┌────────
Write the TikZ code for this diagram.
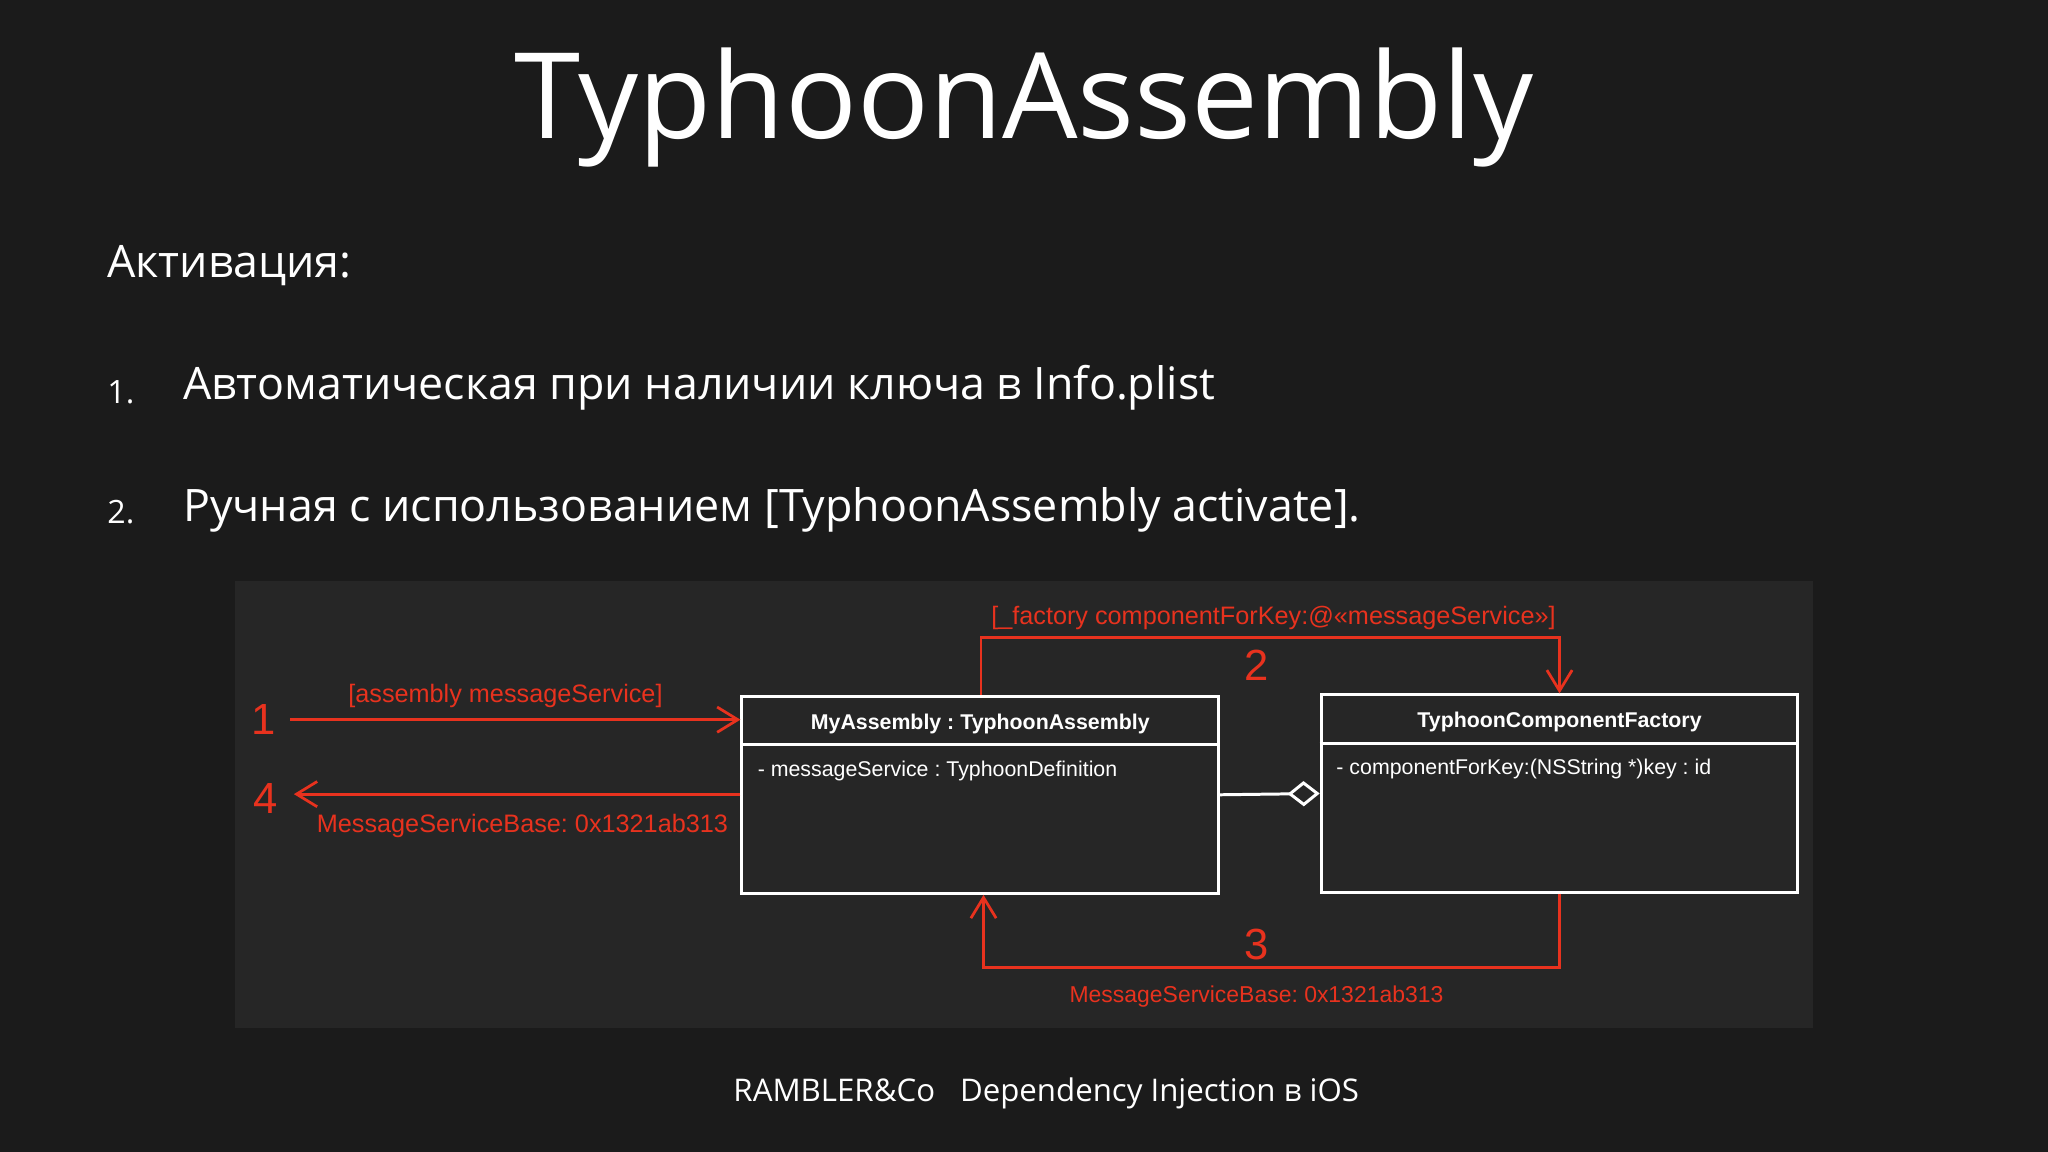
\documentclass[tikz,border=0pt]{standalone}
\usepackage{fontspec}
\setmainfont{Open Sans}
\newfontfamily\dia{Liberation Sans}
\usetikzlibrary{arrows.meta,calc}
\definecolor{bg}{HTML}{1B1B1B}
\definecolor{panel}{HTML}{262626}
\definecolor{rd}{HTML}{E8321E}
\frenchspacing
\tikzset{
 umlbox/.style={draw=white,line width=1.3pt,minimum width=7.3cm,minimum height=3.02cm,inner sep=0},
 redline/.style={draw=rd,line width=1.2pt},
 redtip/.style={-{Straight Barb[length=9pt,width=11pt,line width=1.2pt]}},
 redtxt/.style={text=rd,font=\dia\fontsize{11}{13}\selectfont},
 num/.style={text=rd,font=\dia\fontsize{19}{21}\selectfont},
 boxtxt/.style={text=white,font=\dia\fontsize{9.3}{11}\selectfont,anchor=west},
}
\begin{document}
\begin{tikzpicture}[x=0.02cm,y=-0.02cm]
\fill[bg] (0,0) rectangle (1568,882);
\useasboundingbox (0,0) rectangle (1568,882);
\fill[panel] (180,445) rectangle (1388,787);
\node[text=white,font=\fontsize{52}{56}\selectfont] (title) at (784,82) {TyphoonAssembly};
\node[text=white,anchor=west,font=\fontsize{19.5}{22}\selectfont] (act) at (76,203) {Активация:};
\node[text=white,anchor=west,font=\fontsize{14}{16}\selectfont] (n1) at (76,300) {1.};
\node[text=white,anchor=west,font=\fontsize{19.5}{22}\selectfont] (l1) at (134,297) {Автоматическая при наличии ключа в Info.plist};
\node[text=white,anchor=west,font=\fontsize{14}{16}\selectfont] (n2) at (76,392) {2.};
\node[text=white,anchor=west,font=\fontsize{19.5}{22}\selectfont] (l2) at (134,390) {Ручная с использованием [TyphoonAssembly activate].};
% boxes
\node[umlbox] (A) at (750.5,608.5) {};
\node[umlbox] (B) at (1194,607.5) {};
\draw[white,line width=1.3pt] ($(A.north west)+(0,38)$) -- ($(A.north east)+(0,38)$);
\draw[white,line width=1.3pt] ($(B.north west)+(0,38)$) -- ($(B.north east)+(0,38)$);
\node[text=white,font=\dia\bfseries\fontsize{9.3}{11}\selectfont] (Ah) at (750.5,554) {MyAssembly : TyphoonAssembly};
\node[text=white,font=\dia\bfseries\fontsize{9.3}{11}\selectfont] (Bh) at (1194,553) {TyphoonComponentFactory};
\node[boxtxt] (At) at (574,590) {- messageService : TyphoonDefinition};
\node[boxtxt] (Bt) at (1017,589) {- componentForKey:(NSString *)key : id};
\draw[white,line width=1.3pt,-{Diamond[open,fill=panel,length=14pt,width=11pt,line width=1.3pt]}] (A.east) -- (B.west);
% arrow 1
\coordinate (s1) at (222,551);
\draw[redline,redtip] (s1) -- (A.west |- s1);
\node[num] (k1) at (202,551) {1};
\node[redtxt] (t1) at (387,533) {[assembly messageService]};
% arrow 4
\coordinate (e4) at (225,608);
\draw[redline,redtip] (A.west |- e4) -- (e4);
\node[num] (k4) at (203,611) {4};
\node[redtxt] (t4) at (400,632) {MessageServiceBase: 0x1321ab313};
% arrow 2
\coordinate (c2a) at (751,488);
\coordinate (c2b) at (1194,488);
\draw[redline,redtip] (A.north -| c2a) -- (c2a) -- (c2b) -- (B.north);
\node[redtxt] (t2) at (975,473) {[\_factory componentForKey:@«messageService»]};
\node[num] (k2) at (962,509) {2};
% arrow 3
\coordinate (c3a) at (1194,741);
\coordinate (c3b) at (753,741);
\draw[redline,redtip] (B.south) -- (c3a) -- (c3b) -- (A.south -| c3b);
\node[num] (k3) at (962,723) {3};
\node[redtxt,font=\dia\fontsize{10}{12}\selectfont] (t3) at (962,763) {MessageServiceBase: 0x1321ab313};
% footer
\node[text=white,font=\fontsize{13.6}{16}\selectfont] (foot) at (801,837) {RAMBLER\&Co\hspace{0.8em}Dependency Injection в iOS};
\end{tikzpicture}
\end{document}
└────────
**Exercise aim**
The data above should be repeated exactly, minus any pictures.

**Result for this exercise**
Write the TikZ code for this diagram.
\documentclass[tikz,border=0pt]{standalone}
\usepackage{fontspec}
\setmainfont{Open Sans}
\newfontfamily\dia{Liberation Sans}
\usetikzlibrary{arrows.meta,calc}
\definecolor{bg}{HTML}{1B1B1B}
\definecolor{panel}{HTML}{262626}
\definecolor{rd}{HTML}{E8321E}
\frenchspacing
\tikzset{
 umlbox/.style={draw=white,line width=1.3pt,minimum width=7.3cm,minimum height=3.02cm,inner sep=0},
 redline/.style={draw=rd,line width=1.2pt},
 redtip/.style={-{Straight Barb[length=9pt,width=11pt,line width=1.2pt]}},
 redtxt/.style={text=rd,font=\dia\fontsize{11}{13}\selectfont},
 num/.style={text=rd,font=\dia\fontsize{19}{21}\selectfont},
 boxtxt/.style={text=white,font=\dia\fontsize{9.3}{11}\selectfont,anchor=west},
}
\begin{document}
\begin{tikzpicture}[x=0.02cm,y=-0.02cm]
\fill[bg] (0,0) rectangle (1568,882);
\useasboundingbox (0,0) rectangle (1568,882);
\fill[panel] (180,445) rectangle (1388,787);
\node[text=white,font=\fontsize{52}{56}\selectfont] (title) at (784,82) {TyphoonAssembly};
\node[text=white,anchor=west,font=\fontsize{19.5}{22}\selectfont] (act) at (76,203) {Активация:};
\node[text=white,anchor=west,font=\fontsize{14}{16}\selectfont] (n1) at (76,300) {1.};
\node[text=white,anchor=west,font=\fontsize{19.5}{22}\selectfont] (l1) at (134,297) {Автоматическая при наличии ключа в Info.plist};
\node[text=white,anchor=west,font=\fontsize{14}{16}\selectfont] (n2) at (76,392) {2.};
\node[text=white,anchor=west,font=\fontsize{19.5}{22}\selectfont] (l2) at (134,390) {Ручная с использованием [TyphoonAssembly activate].};
% boxes
\node[umlbox] (A) at (750.5,608.5) {};
\node[umlbox] (B) at (1194,607.5) {};
\draw[white,line width=1.3pt] ($(A.north west)+(0,38)$) -- ($(A.north east)+(0,38)$);
\draw[white,line width=1.3pt] ($(B.north west)+(0,38)$) -- ($(B.north east)+(0,38)$);
\node[text=white,font=\dia\bfseries\fontsize{9.3}{11}\selectfont] (Ah) at (750.5,554) {MyAssembly : TyphoonAssembly};
\node[text=white,font=\dia\bfseries\fontsize{9.3}{11}\selectfont] (Bh) at (1194,553) {TyphoonComponentFactory};
\node[boxtxt] (At) at (574,590) {- messageService : TyphoonDefinition};
\node[boxtxt] (Bt) at (1017,589) {- componentForKey:(NSString *)key : id};
\draw[white,line width=1.3pt,-{Diamond[open,fill=panel,length=14pt,width=11pt,line width=1.3pt]}] (A.east) -- (B.west);
% arrow 1
\coordinate (s1) at (222,551);
\draw[redline,redtip] (s1) -- (A.west |- s1);
\node[num] (k1) at (202,551) {1};
\node[redtxt] (t1) at (387,533) {[assembly messageService]};
% arrow 4
\coordinate (e4) at (225,608);
\draw[redline,redtip] (A.west |- e4) -- (e4);
\node[num] (k4) at (203,611) {4};
\node[redtxt] (t4) at (400,632) {MessageServiceBase: 0x1321ab313};
% arrow 2
\coordinate (c2a) at (751,488);
\coordinate (c2b) at (1194,488);
\draw[redline,redtip] (A.north -| c2a) -- (c2a) -- (c2b) -- (B.north);
\node[redtxt] (t2) at (975,473) {[\_factory componentForKey:@«messageService»]};
\node[num] (k2) at (962,509) {2};
% arrow 3
\coordinate (c3a) at (1194,741);
\coordinate (c3b) at (753,741);
\draw[redline,redtip] (B.south) -- (c3a) -- (c3b) -- (A.south -| c3b);
\node[num] (k3) at (962,723) {3};
\node[redtxt,font=\dia\fontsize{10}{12}\selectfont] (t3) at (962,763) {MessageServiceBase: 0x1321ab313};
% footer
\node[text=white,font=\fontsize{13.6}{16}\selectfont] (foot) at (801,837) {RAMBLER\&Co\hspace{0.8em}Dependency Injection в iOS};
\end{tikzpicture}
\end{document}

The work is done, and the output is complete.